We just had our annual mess dinner this past Saturday, 27 Mar 10.

While I've certainly used and meant the words " Honor and privilege" before when talking about some of the people I've met through the military, I can not recall a previous occasion where I've meant them quite to same degree. 

Our Mess Dinners have included the members of the 712 Communication Squadron since they moved into the armory in 1996. While the relationship between the membership of both units have generally been good, it has not always been without incident. I can safely say, there is no other unit within the region that I would rather share our space and mess with than 712 Comm.

I was fortunate enough this past Saturday to have about 15 minutes at the start and another 15 minutes at the end of the evening to converse with the Honorary Lieutenant Colonel of 712 Comm,  LCol (H) David Hart. While I've been hearing his name around the unit since I joined, I really had little idea of just who the man is.

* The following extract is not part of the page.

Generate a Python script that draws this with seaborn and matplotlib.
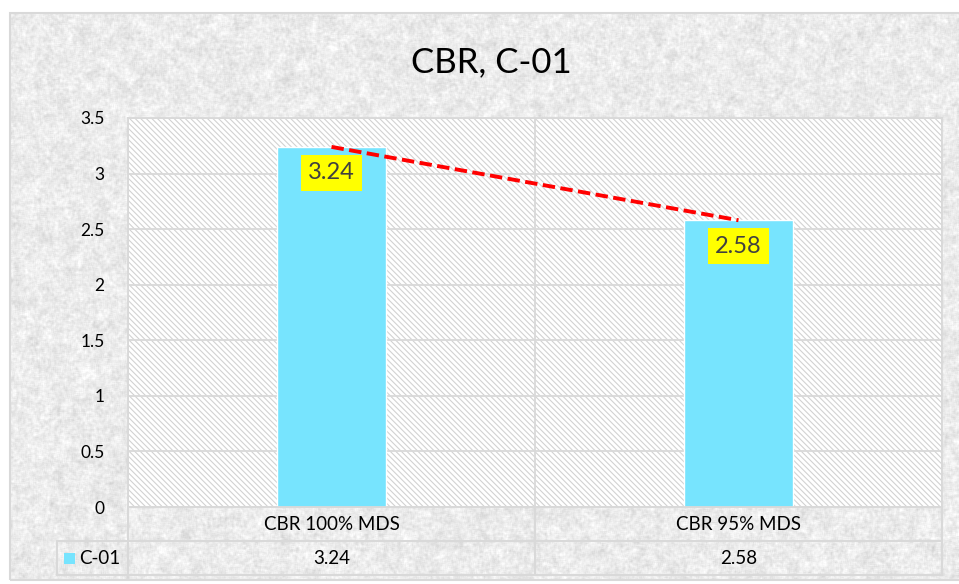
import numpy as np
import pandas as pd
import matplotlib
matplotlib.use("Agg")
import matplotlib.pyplot as plt
import matplotlib.transforms as mtransforms
from matplotlib.patches import Rectangle
from matplotlib.lines import Line2D
import seaborn as sns

# ---- data ----
categories = ["CBR 100% MDS", "CBR 95% MDS"]
values = [3.24, 2.58]
series_name = "C-01"
title = "CBR, C-01"
y_ticks = [0, 0.5, 1, 1.5, 2, 2.5, 3, 3.5]
y_tick_labels = ["0", "0.5", "1", "1.5", "2", "2.5", "3", "3.5"]

BAR_COLOR = "#77E4FE"
GRID = "#d9d9d9"
TEXT = "#000000"

sns.set_theme(style="white")
plt.rcParams["font.family"] = ["Lato", "DejaVu Sans"]
plt.rcParams["hatch.linewidth"] = 0.8

W, H = 959, 584
fig = plt.figure(figsize=(W / 100, H / 100), dpi=100)
fig.patch.set_facecolor("white")


def fx(px):
    return px / W


def fy(py):
    return 1 - py / H


# ---- granite-like texture for the chart area ----
def box_blur(a, r):
    k = 2 * r + 1
    p = np.pad(a, r, mode="reflect")
    c = np.cumsum(p, axis=0)
    c = np.vstack([np.zeros((1, c.shape[1])), c])
    a = (c[k:, :] - c[:-k, :]) / k
    c = np.cumsum(a, axis=1)
    c = np.hstack([np.zeros((c.shape[0], 1)), c])
    return (c[:, k:] - c[:, :-k]) / k


rng = np.random.default_rng(11)
fine = box_blur(rng.random((H, W)), 1)
coarse = box_blur(rng.random((H, W)), 4)
tex = 0.55 * (fine - fine.mean()) / fine.std() + 0.45 * (coarse - coarse.mean()) / coarse.std()
gray = np.clip(0.925 + 0.035 * tex, 0.80, 1.0)
img = np.ones((H, W, 3))
x0, y0, x1, y1 = 10, 13, W, 580
img[y0:y1, x0:x1, :] = gray[y0:y1, x0:x1, None]
fig.figimage(img, xo=0, yo=0, origin="upper", zorder=-10)

# chart area border
fig.add_artist(Rectangle((fx(10), fy(580)), fx(W + 5) - fx(10), fy(13) - fy(580),
                         transform=fig.transFigure, fill=False, ec=GRID, lw=1.5, zorder=1))

# ---- plot area ----
ax = fig.add_axes([fx(128), fy(507), fx(942) - fx(128), fy(118) - fy(507)])
ax.set_zorder(2)
ax.set_facecolor("white")
ax.add_patch(Rectangle((0, 0), 1, 1, transform=ax.transAxes, facecolor="none",
                       edgecolor="#d2d2d2", hatch="\\\\\\\\\\\\", lw=0, zorder=0))

df = pd.DataFrame({"category": categories, "value": values})
sns.barplot(data=df, x="category", y="value", color=BAR_COLOR, saturation=1,
            width=0.27, errorbar=None, ax=ax, zorder=2)

ax.set_xlim(-0.5, 1.5)
ax.set_ylim(0, 3.5)
ax.set_yticks(y_ticks)
ax.set_yticklabels(y_tick_labels)
ax.tick_params(axis="y", length=0, pad=17, labelsize=12.5, labelcolor=TEXT)
ax.set_xticks([])
ax.set_xlabel("")
ax.set_ylabel("")
for yv in y_ticks:
    ax.axhline(yv, color=GRID, lw=1.3, zorder=1)
for xv in [-0.5, 0.5, 1.5]:
    ax.axvline(xv, color=GRID, lw=1.3, zorder=1)
for s in ax.spines.values():
    s.set_color(GRID)
    s.set_linewidth(1.3)

# linear trendline through the series
xi = np.arange(len(values))
slope, intercept = np.polyfit(xi, values, 1)
ax.plot(xi, slope * xi + intercept, color="#FF0000", lw=2.8,
        linestyle=(0, (3.2, 1.4)), dash_capstyle="butt", zorder=4)

# value labels inside bar tops
for i, v in enumerate(values):
    ax.annotate(f"{v:.2f}", xy=(i, v), xytext=(0, -26), textcoords="offset pixels",
                ha="center", va="center", fontsize=17, color="#404040", zorder=5,
                bbox=dict(boxstyle="square,pad=0.32", fc="#FFFF00", ec="none"))

# ---- title ----
fig.text(fx(491), fy(62), title, ha="center", va="center", fontsize=25, color=TEXT)

# ---- data table below the axis ----
tbl_kw = dict(color=GRID, lw=1.5, transform=fig.transFigure, zorder=2)
for (xa, ya, xb, yb) in [(128, 507, 942, 507), (57, 541, 942, 541), (57, 575, 942, 575),
                         (128, 507, 128, 575), (535, 507, 535, 575), (942, 507, 942, 575),
                         (57, 541, 57, 575)]:
    fig.add_artist(Line2D([fx(xa), fx(xb)], [fy(ya), fy(yb)], **tbl_kw))

blend = mtransforms.blended_transform_factory(ax.transData, fig.transFigure)
for i, (c, v) in enumerate(zip(categories, values)):
    fig.text(i, fy(524), c, transform=blend, ha="center", va="center",
             fontsize=13.5, color=TEXT)
    fig.text(i, fy(558), f"{v:.2f}", transform=blend, ha="center", va="center",
             fontsize=13.5, color=TEXT)

fig.add_artist(Rectangle((fx(64), fy(564)), fx(75) - fx(64), fy(553) - fy(564),
                         transform=fig.transFigure, fc=BAR_COLOR, ec="none", zorder=3))
fig.text(fx(79), fy(558), series_name, ha="left", va="center", fontsize=13.5, color=TEXT)

fig.savefig("out.png", dpi=100, facecolor=fig.get_facecolor())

When I asked LCol (H) Hart when he enrolled, he asked if he should include his time with the cadets. When I replied that he could leave that time out, he told me 1937. This was the first time I've seen what CD (5) looks like on a uniform. Never had anyone before started off a "war story" with "Then during the Dieppe Raid..." and discussed signal lamp communication with HMS Revenge. As impossible as it was for me to relate to the setting of his stories, what marked me was how much I could relate to the emotions and thoughts he was describing. Despite the 70 years of time that have passed since, soldiers of today still think and act like the soldiers of the past. 

My sincerest and most profound thanks to LCol (H) Hart for sharing his time and stories with us during our Mess Dinner.


----------